DO THIS ::
Retype the data exactly, from its first line to the line containing "import matplotlib.pyplot as plt", including both, and skip any picture.

# # #

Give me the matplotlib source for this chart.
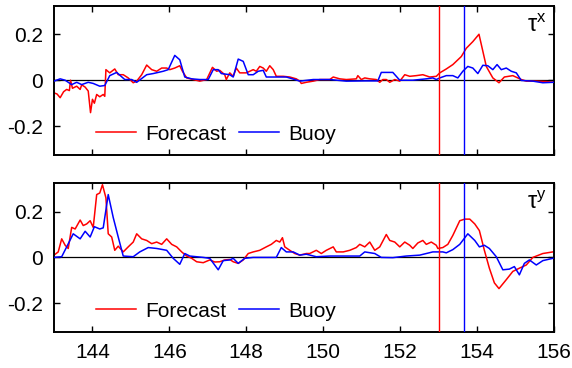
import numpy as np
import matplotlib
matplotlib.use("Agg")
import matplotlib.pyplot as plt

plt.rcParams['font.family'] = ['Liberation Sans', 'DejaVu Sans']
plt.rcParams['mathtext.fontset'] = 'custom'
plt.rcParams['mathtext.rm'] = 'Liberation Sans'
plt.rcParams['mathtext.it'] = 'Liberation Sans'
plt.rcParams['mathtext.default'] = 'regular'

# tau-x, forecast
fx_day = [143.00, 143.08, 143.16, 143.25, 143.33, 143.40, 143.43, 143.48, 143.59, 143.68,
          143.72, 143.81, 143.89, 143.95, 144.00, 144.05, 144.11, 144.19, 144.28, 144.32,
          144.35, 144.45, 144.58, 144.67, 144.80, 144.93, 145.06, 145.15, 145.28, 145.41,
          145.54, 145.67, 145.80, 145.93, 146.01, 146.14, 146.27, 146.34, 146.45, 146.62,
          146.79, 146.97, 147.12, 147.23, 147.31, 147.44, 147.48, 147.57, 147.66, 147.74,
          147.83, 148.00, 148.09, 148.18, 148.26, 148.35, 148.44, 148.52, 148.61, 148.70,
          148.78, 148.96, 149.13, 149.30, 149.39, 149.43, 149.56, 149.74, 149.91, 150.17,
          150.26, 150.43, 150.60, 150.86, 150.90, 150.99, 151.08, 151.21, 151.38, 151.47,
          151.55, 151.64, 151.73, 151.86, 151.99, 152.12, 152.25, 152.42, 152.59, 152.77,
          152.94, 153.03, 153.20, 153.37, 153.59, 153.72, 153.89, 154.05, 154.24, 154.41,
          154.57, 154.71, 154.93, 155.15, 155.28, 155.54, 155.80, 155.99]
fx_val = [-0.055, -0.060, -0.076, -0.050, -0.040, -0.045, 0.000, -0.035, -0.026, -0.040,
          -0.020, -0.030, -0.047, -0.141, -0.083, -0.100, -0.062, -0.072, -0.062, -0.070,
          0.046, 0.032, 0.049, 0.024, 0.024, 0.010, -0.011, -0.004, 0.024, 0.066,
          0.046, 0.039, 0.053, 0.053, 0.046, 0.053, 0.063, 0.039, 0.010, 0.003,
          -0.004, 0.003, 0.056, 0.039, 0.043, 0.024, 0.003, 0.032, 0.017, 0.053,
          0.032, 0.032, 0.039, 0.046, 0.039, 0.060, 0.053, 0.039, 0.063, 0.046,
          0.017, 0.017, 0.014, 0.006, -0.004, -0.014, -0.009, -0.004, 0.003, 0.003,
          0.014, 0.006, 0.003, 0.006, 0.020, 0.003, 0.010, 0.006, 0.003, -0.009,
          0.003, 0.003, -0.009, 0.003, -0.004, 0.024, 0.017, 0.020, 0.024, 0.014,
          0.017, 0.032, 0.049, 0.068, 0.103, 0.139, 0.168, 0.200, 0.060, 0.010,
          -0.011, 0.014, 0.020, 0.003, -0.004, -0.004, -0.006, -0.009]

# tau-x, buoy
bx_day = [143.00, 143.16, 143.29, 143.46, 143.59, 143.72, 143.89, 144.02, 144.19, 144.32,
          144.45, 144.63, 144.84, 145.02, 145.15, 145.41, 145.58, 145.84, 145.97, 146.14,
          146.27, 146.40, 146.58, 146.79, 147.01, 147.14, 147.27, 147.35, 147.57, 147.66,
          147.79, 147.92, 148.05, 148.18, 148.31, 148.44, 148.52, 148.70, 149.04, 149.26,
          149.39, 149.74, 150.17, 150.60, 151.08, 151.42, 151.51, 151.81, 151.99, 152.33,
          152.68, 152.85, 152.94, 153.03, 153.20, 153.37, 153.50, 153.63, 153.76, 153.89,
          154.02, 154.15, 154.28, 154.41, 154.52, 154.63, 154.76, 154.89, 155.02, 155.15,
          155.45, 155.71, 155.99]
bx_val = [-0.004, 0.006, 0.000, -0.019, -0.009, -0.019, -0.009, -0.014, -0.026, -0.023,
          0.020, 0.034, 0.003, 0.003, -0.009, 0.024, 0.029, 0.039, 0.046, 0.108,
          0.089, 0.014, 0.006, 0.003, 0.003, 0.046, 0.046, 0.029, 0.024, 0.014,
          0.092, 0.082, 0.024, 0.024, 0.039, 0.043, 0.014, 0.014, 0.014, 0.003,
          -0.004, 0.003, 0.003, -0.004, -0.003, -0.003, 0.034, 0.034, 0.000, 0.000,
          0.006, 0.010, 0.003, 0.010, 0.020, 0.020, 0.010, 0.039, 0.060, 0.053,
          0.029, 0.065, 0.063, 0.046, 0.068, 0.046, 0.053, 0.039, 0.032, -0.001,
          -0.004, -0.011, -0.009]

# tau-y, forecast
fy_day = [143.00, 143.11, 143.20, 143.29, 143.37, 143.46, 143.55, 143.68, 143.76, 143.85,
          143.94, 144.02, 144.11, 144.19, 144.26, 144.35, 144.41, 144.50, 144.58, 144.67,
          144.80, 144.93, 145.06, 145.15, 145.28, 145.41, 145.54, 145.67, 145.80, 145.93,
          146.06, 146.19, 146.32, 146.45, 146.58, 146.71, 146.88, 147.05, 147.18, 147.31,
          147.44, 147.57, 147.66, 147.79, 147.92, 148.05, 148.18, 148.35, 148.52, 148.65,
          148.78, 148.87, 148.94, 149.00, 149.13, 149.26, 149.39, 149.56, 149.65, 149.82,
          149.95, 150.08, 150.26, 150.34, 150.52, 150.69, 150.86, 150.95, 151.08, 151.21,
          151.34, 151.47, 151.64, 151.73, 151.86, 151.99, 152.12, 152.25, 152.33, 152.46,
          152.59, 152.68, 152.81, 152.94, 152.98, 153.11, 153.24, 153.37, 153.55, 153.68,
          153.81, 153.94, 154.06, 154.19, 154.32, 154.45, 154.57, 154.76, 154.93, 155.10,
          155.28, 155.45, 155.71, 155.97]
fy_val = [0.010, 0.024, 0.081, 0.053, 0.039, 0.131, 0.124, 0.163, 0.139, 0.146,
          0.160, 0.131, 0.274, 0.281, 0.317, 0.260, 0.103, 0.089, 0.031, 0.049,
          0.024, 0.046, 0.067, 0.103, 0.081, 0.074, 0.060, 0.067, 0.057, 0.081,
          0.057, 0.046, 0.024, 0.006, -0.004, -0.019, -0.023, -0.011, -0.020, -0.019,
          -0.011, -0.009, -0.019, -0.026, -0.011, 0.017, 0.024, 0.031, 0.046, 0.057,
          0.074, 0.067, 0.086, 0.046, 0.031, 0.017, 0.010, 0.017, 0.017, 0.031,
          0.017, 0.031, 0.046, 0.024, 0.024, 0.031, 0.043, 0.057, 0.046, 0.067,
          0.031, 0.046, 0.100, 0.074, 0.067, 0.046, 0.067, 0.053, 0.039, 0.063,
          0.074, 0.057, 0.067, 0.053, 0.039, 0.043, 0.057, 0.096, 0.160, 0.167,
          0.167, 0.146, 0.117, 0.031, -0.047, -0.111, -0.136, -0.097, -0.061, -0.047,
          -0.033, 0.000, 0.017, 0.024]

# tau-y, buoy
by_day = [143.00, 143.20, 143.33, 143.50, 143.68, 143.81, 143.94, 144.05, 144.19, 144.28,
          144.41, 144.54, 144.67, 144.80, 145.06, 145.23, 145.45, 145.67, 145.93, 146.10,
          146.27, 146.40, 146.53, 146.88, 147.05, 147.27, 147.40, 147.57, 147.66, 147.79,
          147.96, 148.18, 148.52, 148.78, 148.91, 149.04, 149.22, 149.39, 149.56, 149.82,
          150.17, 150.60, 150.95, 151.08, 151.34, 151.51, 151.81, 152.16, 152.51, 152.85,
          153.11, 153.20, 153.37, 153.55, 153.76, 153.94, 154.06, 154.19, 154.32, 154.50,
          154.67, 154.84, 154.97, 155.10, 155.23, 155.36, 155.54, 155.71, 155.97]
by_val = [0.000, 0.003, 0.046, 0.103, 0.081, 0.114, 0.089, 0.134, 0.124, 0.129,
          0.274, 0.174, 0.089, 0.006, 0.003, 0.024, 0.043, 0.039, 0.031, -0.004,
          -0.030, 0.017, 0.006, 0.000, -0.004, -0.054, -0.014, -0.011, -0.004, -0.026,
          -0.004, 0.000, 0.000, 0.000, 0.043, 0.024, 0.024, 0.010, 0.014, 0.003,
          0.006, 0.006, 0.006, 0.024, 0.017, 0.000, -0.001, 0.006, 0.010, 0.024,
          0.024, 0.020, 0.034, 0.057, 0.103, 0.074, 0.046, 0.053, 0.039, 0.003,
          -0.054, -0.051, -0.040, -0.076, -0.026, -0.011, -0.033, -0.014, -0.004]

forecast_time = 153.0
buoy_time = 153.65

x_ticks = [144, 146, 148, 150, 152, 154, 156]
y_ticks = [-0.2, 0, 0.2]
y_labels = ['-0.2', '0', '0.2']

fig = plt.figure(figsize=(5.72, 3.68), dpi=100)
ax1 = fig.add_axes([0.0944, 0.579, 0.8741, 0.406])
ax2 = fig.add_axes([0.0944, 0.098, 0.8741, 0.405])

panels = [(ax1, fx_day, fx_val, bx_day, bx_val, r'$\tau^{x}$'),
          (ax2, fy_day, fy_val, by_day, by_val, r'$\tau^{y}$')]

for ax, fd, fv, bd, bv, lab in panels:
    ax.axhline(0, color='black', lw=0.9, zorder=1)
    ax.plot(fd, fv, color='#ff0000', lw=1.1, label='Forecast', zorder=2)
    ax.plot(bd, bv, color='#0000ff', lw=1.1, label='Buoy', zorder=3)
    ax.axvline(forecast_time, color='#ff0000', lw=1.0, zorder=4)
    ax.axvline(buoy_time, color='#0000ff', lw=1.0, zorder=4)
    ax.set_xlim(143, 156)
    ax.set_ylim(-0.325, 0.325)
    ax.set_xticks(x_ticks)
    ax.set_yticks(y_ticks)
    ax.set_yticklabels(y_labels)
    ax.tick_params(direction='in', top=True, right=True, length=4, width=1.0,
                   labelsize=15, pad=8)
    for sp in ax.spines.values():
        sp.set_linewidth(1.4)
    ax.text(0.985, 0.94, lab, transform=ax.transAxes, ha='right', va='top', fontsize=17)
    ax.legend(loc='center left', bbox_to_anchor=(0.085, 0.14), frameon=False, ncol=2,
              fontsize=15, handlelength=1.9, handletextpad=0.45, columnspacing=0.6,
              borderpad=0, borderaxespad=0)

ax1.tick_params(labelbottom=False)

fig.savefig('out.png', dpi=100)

# # #

EXERCISE RESULT ::
Give me the matplotlib source for this chart.
import numpy as np
import matplotlib
matplotlib.use("Agg")
import matplotlib.pyplot as plt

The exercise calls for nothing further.